Left-Hand Bracketed	Right-Hand Bracketed	Equivalence
(A inner B) inner C	A inner (B inner C)	Equivalent
(A left B) inner C	A left (B inner C)	Not equivalent
(A right B) inner C	A right (B inner C)	Equivalent
(A full B) inner C	A full (B inner C)	Not equivalent
(A inner B) left C	A inner (B left C)	Equivalent
(A left B) left C	A left (B left C)	Equivalent
(A right B) left C	A right (B left C)	Equivalent
(A full B) left C	A full (B left C)	Equivalent
(A inner B) right C	A inner (B right C)	Not equivalent
(A left B) right C	A left (B right C)	Not equivalent
(A right B) right C	A right (B right C)	Equivalent
(A full B) right C	A full (B right C)	Not equivalent
(A inner B) full C	A inner (B full C)	Not equivalent
(A left B) full C	A left (B full C)	Not equivalent
(A right B) full C	A right (B full C)	Equivalent
(A full B) full C	A full (B full C)	Equivalent

The same information can be presented (row for row) as:

Forward ordering	Reverse ordering	Equivalence
A inner B inner C	C inner B inner A	Equivalent
A left B inner C	C inner B right A	Not equivalent
A right B inner C	C inner B left A	Equivalent
A full B inner C	C inner B full A	Not equivalent
A inner B left C	C right B inner A	Equivalent
A left B left C	C right B right A	Equivalent
A right B left C	C right B left A	Equivalent
A full B left C	C right B full A	Equivalent
A inner B right C	C left B inner A	Not equivalent
A left B right C	C left B right A	Not equivalent
A right B right C	C left B left A	Equivalent
A full B right C	C left B full A	Not equivalent
A inner B full C	C full B inner A	Not equivalent
A left B full C	C full B right A	Not equivalent
A right B full C	C full B left A	Equivalent
A full B full C	C full B full A	Equivalent

In some cases equivalence can be restored by adding a WHERE clause that removes the null rows, however this correction can generally only be made in one direction.

The instance of A left B inner C is demonstrated as follows.

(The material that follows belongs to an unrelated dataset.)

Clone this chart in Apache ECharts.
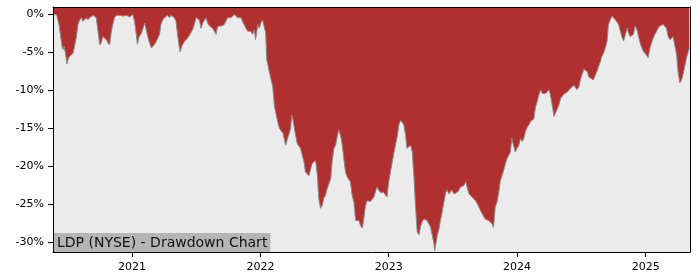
<!DOCTYPE html>
<html><head><meta charset="utf-8">
<script src="https://cdn.jsdelivr.net/npm/echarts@6/dist/echarts.min.js"></script>
<style>html,body{margin:0;padding:0;background:#fff}#c{width:700px;height:280px}</style>
</head><body><div id="c"></div>
<script>
const dates = [
"2020-05-23","2020-05-31","2020-06-04","2020-06-07","2020-06-11","2020-06-15","2020-06-18","2020-06-22","2020-06-26","2020-06-30",
"2020-07-04","2020-07-07","2020-07-11","2020-07-17","2020-07-22","2020-07-26","2020-07-31","2020-08-05","2020-08-10","2020-08-14",
"2020-08-19","2020-08-24","2020-08-28","2020-09-02","2020-09-07","2020-09-12","2020-09-16","2020-09-21","2020-09-26","2020-10-01",
"2020-10-05","2020-10-10","2020-10-15","2020-10-20","2020-10-24","2020-10-29","2020-11-03","2020-11-08","2020-11-12","2020-11-17",
"2020-11-27","2020-12-06","2020-12-16","2020-12-25","2020-12-30",
"2021-01-03","2021-01-08","2021-01-13","2021-01-16","2021-01-21","2021-01-28","2021-02-01","2021-02-06","2021-02-09","2021-02-12",
"2021-02-18","2021-02-25","2021-03-01","2021-03-09","2021-03-15","2021-03-20","2021-03-24","2021-03-29","2021-04-03","2021-04-07",
"2021-04-12","2021-04-17","2021-04-22","2021-04-26","2021-05-01","2021-05-06","2021-05-11","2021-05-15","2021-05-18","2021-05-22",
"2021-05-26","2021-05-30","2021-06-03","2021-06-08","2021-06-13","2021-06-17","2021-06-22","2021-06-27","2021-07-02","2021-07-06",
"2021-07-11","2021-07-16","2021-07-21","2021-07-26","2021-07-30","2021-08-04","2021-08-09","2021-08-13","2021-08-18","2021-08-23",
"2021-08-28","2021-08-30","2021-09-03","2021-09-08","2021-09-13","2021-09-20","2021-09-25","2021-09-30","2021-10-05","2021-10-09",
"2021-10-14","2021-10-19","2021-10-23","2021-10-28","2021-11-02","2021-11-07","2021-11-11","2021-11-16","2021-11-21","2021-11-26",
"2021-12-01","2021-12-05","2021-12-10","2021-12-15","2021-12-18","2021-12-21","2021-12-24","2021-12-29",
"2022-01-02","2022-01-07","2022-01-10","2022-01-16","2022-01-19","2022-01-27","2022-02-01","2022-02-05","2022-02-10","2022-02-15",
"2022-02-20","2022-02-24","2022-03-01","2022-03-06","2022-03-14","2022-03-18","2022-03-23","2022-03-28","2022-03-31","2022-04-03",
"2022-04-06","2022-04-11","2022-04-16","2022-04-20","2022-04-25","2022-04-30","2022-05-05","2022-05-09","2022-05-14","2022-05-19",
"2022-05-24","2022-05-28","2022-06-02","2022-06-07","2022-06-12","2022-06-16","2022-06-21","2022-06-26","2022-06-30","2022-07-05",
"2022-07-10","2022-07-15","2022-07-20","2022-07-24","2022-07-29","2022-08-03","2022-08-08","2022-08-12","2022-08-17","2022-08-22",
"2022-08-26","2022-08-31","2022-09-05","2022-09-10","2022-09-14","2022-09-19","2022-09-24","2022-09-29","2022-10-04","2022-10-08",
"2022-10-13","2022-10-18","2022-10-22","2022-10-27","2022-11-01","2022-11-06","2022-11-10","2022-11-15","2022-11-20","2022-11-24",
"2022-11-28","2022-12-03","2022-12-08","2022-12-13","2022-12-17","2022-12-22","2022-12-27",
"2023-01-01","2023-01-06","2023-01-11","2023-01-16","2023-01-20","2023-01-25","2023-01-30","2023-02-04","2023-02-08","2023-02-13",
"2023-02-18","2023-02-22","2023-02-27","2023-03-04","2023-03-09","2023-03-14","2023-03-18","2023-03-23","2023-03-28","2023-04-02",
"2023-04-06","2023-04-11","2023-04-16","2023-04-20","2023-04-25","2023-04-30","2023-05-05","2023-05-09","2023-05-12","2023-05-15",
"2023-05-19","2023-05-24","2023-05-28","2023-06-02","2023-06-07","2023-06-12","2023-06-16","2023-06-21","2023-06-26","2023-06-30",
"2023-07-05","2023-07-10","2023-07-15","2023-07-20","2023-07-24","2023-07-29","2023-08-03","2023-08-08","2023-08-12","2023-08-17",
"2023-08-22","2023-08-26","2023-08-31","2023-09-05","2023-09-10","2023-09-14","2023-09-19","2023-09-24","2023-09-29","2023-10-02",
"2023-10-12","2023-10-17","2023-10-21","2023-10-26","2023-10-29","2023-10-31","2023-11-05","2023-11-10","2023-11-14","2023-11-19",
"2023-11-24","2023-11-28","2023-12-03","2023-12-08","2023-12-13","2023-12-17","2023-12-22","2023-12-27",
"2024-01-01","2024-01-06","2024-01-11","2024-01-16","2024-01-20","2024-01-25","2024-01-30","2024-02-04","2024-02-08","2024-02-13",
"2024-02-18","2024-02-22","2024-02-27","2024-03-03","2024-03-08","2024-03-13","2024-03-17","2024-03-22","2024-03-27","2024-04-01",
"2024-04-05","2024-04-10","2024-04-15","2024-04-19","2024-04-24","2024-04-29","2024-05-04","2024-05-08","2024-05-13","2024-05-18",
"2024-05-23","2024-05-27","2024-06-01","2024-06-06","2024-06-11","2024-06-15","2024-06-20","2024-06-25","2024-06-29","2024-07-04",
"2024-07-09","2024-07-14","2024-07-19","2024-07-23","2024-07-28","2024-08-05","2024-08-10","2024-08-15","2024-08-20","2024-08-25",
"2024-08-29","2024-09-03","2024-09-08","2024-09-13","2024-09-17","2024-09-22","2024-09-27","2024-10-02","2024-10-07","2024-10-11",
"2024-10-16","2024-10-21","2024-10-25","2024-10-30","2024-11-04","2024-11-09","2024-11-13","2024-11-18","2024-11-23","2024-11-27",
"2024-12-02","2024-12-07","2024-12-12","2024-12-16","2024-12-21","2024-12-26","2024-12-30",
"2025-01-03","2025-01-08","2025-01-13","2025-01-18","2025-01-22","2025-01-27","2025-02-01","2025-02-05","2025-02-10","2025-02-15",
"2025-02-20","2025-02-24","2025-03-01","2025-03-06","2025-03-11","2025-03-16","2025-03-20","2025-03-25","2025-03-30","2025-04-03",
"2025-04-08","2025-04-13","2025-04-18","2025-04-22","2025-04-27","2025-05-02","2025-05-05"
];
const drawdown = [
0,0,0,-1.3,-2.6,-4.0,-4.6,-4.2,-5.3,-6.5,
-5.7,-5.9,-5.3,-5.1,-4.0,-3.1,-1.3,-0.7,-0.4,-0.9,
-0.7,-0.4,-0.7,-0.4,-0.4,-0.1,-0.2,-0.4,-2.2,-4.0,
-3.7,-2.9,-3.1,-3.3,-3.7,-4.0,-2.2,-1.1,-0.4,-0.1,
-0.1,-0.2,-0.1,-0.3,-0.1,
0,-0.9,-2.6,-3.9,-2.9,-2.4,-1.8,-1.1,-0.9,-2.4,
-3.5,-4.4,-4.2,-3.7,-3.1,-2.6,-1.3,-0.7,-0.4,-0.2,
-0.1,-0.4,-0.1,-0.2,-0.4,-0.9,-2.9,-4.2,-4.9,-4.2,
-4.0,-3.5,-3.5,-3.1,-2.9,-2.4,-2.0,-1.3,-0.4,-0.4,
-0.7,-1.8,-1.1,-0.7,-0.4,-1.1,-1.5,-1.3,-1.8,-2.2,
-2.6,-2.0,-1.5,-1.3,-1.5,-1.3,-1.1,-0.4,-0.2,-0.4,
-0.2,0,-0.2,-0.4,-0.2,-0.4,-0.9,-1.1,-1.8,-2.2,
-2.4,-2.2,-2.6,-2.0,-3.3,-2.6,-1.3,-1.8,
-1.1,-0.7,-0.6,-2.4,-5.9,-7.7,-7.5,-9.5,-12.1,-13.2,
-14.3,-15.0,-14.8,-15.6,-17.2,-16.5,-16.3,-15.0,-13.2,-13.7,
-14.5,-15.9,-17.0,-17.2,-17.6,-18.5,-19.4,-20.7,-20.9,-21.2,
-20.3,-19.6,-19.4,-19.2,-21.2,-24.2,-25.5,-25.1,-24.2,-23.8,
-22.9,-22.7,-21.6,-19.4,-17.6,-17.2,-15.9,-15.2,-15.9,-17.2,
-18.9,-20.7,-21.4,-21.6,-22.0,-23.8,-24.7,-27.1,-27.3,-27.1,
-27.8,-28.1,-26.9,-25.1,-24.5,-24.7,-24.6,-24.7,-24.0,-23.8,
-22.7,-22.9,-23.4,-23.6,-23.4,-23.6,-24.0,
-22.0,-20.7,-19.4,-18.1,-17.2,-16.1,-14.5,-13.9,-14.0,-14.5,
-15.9,-17.6,-17.6,-17.2,-18.1,-21.6,-25.1,-28.6,-29.0,-27.8,
-27.3,-26.9,-26.7,-27.1,-27.3,-28.0,-29.1,-30.0,-31.1,-30.2,
-29.1,-28.2,-27.1,-26.0,-24.7,-23.4,-23.1,-23.6,-23.4,-23.1,
-23.6,-23.4,-23.4,-23.1,-22.7,-22.5,-22.5,-22.0,-22.7,-23.6,
-23.8,-24.0,-24.0,-24.5,-24.9,-25.3,-25.8,-26.2,-26.4,-26.9,
-27.1,-27.3,-27.5,-28.0,-27.8,-25.3,-24.7,-23.4,-22.0,-21.2,
-20.5,-19.8,-19.0,-19.2,-18.1,-16.3,-17.2,-18.1,
-17.6,-17.2,-16.3,-16.7,-16.3,-15.4,-14.8,-14.5,-14.1,-13.9,
-13.7,-12.3,-11.5,-10.6,-9.9,-10.4,-10.6,-10.4,-10.4,-9.9,
-10.6,-11.9,-13.4,-13.0,-12.8,-11.9,-11.0,-10.8,-10.5,-10.4,
-10.2,-10.0,-9.7,-9.5,-9.3,-9.6,-9.9,-9.5,-8.6,-7.9,
-7.2,-7.3,-7.5,-8.2,-8.4,-8.6,-8.4,-7.5,-6.8,-6.2,
-5.5,-5.1,-4.4,-3.5,-1.3,-0.7,-0.2,-0.4,-0.7,-0.7,
-1.3,-2.2,-2.9,-3.5,-3.3,-1.8,-2.4,-2.9,-2.9,-2.6,
-1.5,-2.0,-2.2,-3.7,-4.4,-4.9,-5.1,
-5.3,-5.7,-4.4,-3.7,-3.1,-2.6,-2.2,-1.8,-1.5,-1.3,
-1.3,-1.4,-1.8,-2.9,-3.3,-3.1,-2.9,-3.1,-5.3,-7.5,
-9.0,-8.6,-7.7,-6.8,-5.7,-4.9,-4.4
];
const yTicks = [0, -5, -10, -15, -20, -25, -30];
const xTickYears = [2021, 2022, 2023, 2024, 2025];
const xRange = ["2020-05-21", "2025-05-07"];
const yRange = [-31.25, 1.0];
const titleText = "LDP (NYSE) - Drawdown Chart";

const toTs = s => { const p = s.split('-').map(Number); return Date.UTC(p[0], p[1]-1, p[2]); };
const seriesData = dates.map((d, i) => [toTs(d), drawdown[i]]);
const yearTs = xTickYears.map(y => Date.UTC(y, 0, 1));

const chart = echarts.init(document.getElementById('c'), null, {renderer: 'canvas'});
const font = 'DejaVu Sans';
const spine = {show: true, onZero: false, lineStyle: {color: '#000', width: 1}};
const xMin = toTs(xRange[0]), xMax = toTs(xRange[1]);
chart.setOption({
  animation: false,
  backgroundColor: '#ffffff',
  grid: {left: 53, right: 10, top: 7, bottom: 28, show: true, backgroundColor: '#ebebeb', borderWidth: 0, containLabel: false},
  xAxis: [{
    type: 'value', min: xMin, max: xMax, scale: true, z: 10,
    axisLine: spine,
    axisTick: {show: true, length: 5, lineStyle: {color: '#000'}, customValues: yearTs},
    axisLabel: {customValues: yearTs, formatter: v => String(new Date(v).getUTCFullYear()), color: '#000', fontFamily: font, fontSize: 11, margin: 10},
    splitLine: {show: false}
  }, {
    type: 'value', position: 'top', min: xMin, max: xMax, scale: true, z: 10,
    axisLine: spine, axisTick: {show: false}, axisLabel: {show: false}, splitLine: {show: false}
  }],
  yAxis: [{
    type: 'value', min: yRange[0], max: yRange[1], z: 10,
    axisLine: spine,
    axisTick: {show: true, length: 5, lineStyle: {color: '#000'}, customValues: yTicks},
    axisLabel: {customValues: yTicks, formatter: v => v + '%', color: '#000', fontFamily: font, fontSize: 11, margin: 9},
    splitLine: {show: false}
  }, {
    type: 'value', position: 'right', min: yRange[0], max: yRange[1], z: 10,
    axisLine: spine, axisTick: {show: false}, axisLabel: {show: false}, splitLine: {show: false}
  }],
  series: [{
    type: 'line', data: seriesData, symbol: 'none', smooth: false, xAxisIndex: 0, yAxisIndex: 0,
    lineStyle: {color: '#8a8a8a', width: 1},
    areaStyle: {color: '#b03030', opacity: 1, origin: 'end'}
  }],
  graphic: [{
    type: 'text', left: 54, bottom: 28, z: 100,
    style: {text: titleText, fill: '#111', font: '14px "DejaVu Sans"', backgroundColor: '#b5b5b5', padding: [3, 3, 2, 3]}
  }]
});
</script></body></html>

The first expression has no bracketing, which is equivalent to left-hand bracketing because the T-SQL parser treats joins as left-hand associativity.

with
  A(a) as ( select 1 union select 3 union select 5 union select 7 ),  -- A contains 1,3,5,7
  B(b) as ( select 2 union select 3 union select 6 union select 7 ),  -- B contains 2,3,6,7
  C(c) as ( select 4 union select 5 union select 6 union select 7 )   -- C contains 4,5,6,7
select a, b, c
  from A
  left join B on B.b = A.a
  join C on C.c = B.b

The query above returns

a	b	c
7	7	7

However, if we bracket the second join, then the result changes:

with
  A(a) as ( select 1 union select 3 union select 5 union select 7 ),  -- A contains 1,3,5,7
  B(b) as ( select 2 union select 3 union select 6 union select 7 ),  -- B contains 2,3,6,7
  C(c) as ( select 4 union select 5 union select 6 union select 7 )   -- C contains 4,5,6,7
select a, b, c
  from A
  left join (
    B
    join C on C.c = B.b
  ) on B.b = A.a

This query returns:

a	b	c
1	null	null
3	null	null
5	null	null
7	7	7

The reason here is that when C is inner joined to B first, it constrains B, but then the entire group has no impact on A, due to the left join. Therefore A can return all of its rows. However, in the previous query, the left join between A and B occurs first. Therefore the more restrictive inner join applies to the rows in A first.